Records with drawing code
╭──

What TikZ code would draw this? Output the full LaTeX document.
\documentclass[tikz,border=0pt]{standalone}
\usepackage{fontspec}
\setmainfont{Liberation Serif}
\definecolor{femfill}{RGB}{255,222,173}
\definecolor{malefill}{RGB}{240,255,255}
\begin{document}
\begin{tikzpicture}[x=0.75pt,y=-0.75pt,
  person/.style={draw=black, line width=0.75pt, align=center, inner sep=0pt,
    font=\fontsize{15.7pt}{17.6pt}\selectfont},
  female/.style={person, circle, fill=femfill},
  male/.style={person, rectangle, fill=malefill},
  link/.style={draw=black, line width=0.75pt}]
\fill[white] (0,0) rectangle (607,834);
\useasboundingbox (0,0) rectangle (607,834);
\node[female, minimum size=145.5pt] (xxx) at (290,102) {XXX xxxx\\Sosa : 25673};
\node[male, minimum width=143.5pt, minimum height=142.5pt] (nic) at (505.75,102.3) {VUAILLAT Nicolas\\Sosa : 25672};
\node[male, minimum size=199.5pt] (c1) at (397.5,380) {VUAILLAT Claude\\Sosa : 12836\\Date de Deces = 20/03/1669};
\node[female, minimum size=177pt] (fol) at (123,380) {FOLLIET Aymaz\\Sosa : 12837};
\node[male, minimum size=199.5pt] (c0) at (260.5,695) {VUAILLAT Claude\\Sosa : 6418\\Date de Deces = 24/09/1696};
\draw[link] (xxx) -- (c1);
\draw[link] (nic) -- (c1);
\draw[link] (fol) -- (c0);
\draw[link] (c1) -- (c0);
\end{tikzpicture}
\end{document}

╰──
╭──

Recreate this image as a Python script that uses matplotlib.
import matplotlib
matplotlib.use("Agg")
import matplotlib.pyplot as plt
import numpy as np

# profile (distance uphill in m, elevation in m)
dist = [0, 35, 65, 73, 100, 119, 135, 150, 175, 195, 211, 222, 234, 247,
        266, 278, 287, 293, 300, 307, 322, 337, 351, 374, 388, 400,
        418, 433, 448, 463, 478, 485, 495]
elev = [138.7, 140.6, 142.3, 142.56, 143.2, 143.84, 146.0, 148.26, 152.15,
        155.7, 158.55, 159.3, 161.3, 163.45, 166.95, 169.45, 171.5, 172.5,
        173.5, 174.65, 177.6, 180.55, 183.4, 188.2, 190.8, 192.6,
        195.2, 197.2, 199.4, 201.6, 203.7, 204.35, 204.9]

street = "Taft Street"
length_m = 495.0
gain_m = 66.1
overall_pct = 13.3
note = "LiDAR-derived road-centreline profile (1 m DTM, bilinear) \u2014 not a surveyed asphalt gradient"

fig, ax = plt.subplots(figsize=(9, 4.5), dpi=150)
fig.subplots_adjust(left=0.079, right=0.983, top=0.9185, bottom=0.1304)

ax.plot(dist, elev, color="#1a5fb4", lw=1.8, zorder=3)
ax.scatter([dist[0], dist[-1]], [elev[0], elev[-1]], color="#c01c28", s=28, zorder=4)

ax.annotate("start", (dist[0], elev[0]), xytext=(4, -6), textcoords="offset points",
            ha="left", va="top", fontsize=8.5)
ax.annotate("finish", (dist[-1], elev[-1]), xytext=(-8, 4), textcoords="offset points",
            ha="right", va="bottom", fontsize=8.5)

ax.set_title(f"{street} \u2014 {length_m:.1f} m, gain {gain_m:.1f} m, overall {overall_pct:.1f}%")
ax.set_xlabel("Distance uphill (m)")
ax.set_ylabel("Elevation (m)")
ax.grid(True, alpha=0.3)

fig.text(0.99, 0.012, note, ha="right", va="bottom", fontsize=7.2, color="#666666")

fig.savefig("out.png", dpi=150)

╰──

To be done
Give again, word for word, every line of the listing above from the one with "Recreate this image" to the one with "import numpy as np", both inclusive, and nothing beyond them.

Task output
Recreate this image as a Python script that uses matplotlib.
import matplotlib
matplotlib.use("Agg")
import matplotlib.pyplot as plt
import numpy as np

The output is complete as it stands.